I did that also, they sounded fine. Yes I trained using the initial PWGAN fork. Is the one under TTS dev different? I can try that one instead. Does it have anything different?

erogol · July 23, 2020, 1:08pm

the model is the same but it’d be more convenient.

georroussos · July 23, 2020, 1:11pm

If it is the same I guess I would have the same performance, which is really strange because I expected better. I don’t know why the same attributes give good results in single speaker but not multispeaker. Have you trained any models on LibriTTS?

erogol · July 23, 2020, 1:13pm

not yet. Maybe the normalization is the culprit.

georroussos · July 23, 2020, 1:15pm

Aha interesting. Looking at my config, though, it is turnt off. Are you saying it is turnt on? I am also at a loss when it comes to the figures for discriminator loss, fake loss and real loss in training, they really look erratic.

erogol · July 24, 2020, 12:30pm

I don’t know if it is turned on or off but it is better to check if it makes sense. Also you can try just a small number of speakers and see how number of speakers affect the problem in general.

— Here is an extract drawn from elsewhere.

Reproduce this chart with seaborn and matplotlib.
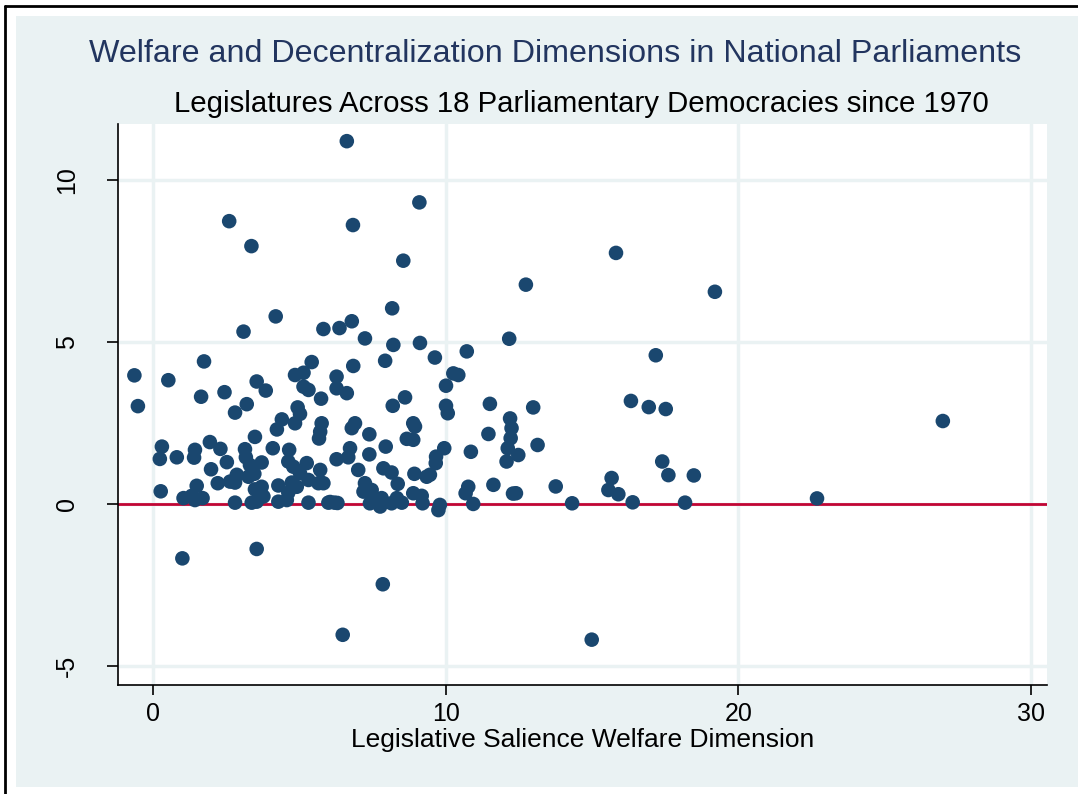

georroussos · July 24, 2020, 12:36pm

I think I will try to train another model in the scheme reported here https://papers.nips.cc/paper/9629-melgan-generative-adversarial-networks-for-conditional-waveform-synthesis.pdf. They report 6 speakers with 10 hours each is enough to generalize.

julian.weber · August 5, 2020, 2:25pm

Hi,
I saw under the " Train Multispeaker Dataset + WaveRNN" post that you made it work. Could you please share the weights and some samples ?
It would be great to have a few universal vocoders since they are so expensive to train.

georroussos · August 5, 2020, 4:06pm

Hi, unfortunately it didn’t really work. The vocoders I trained were all bad. A lot of static noise and the voices sound a bit coarse.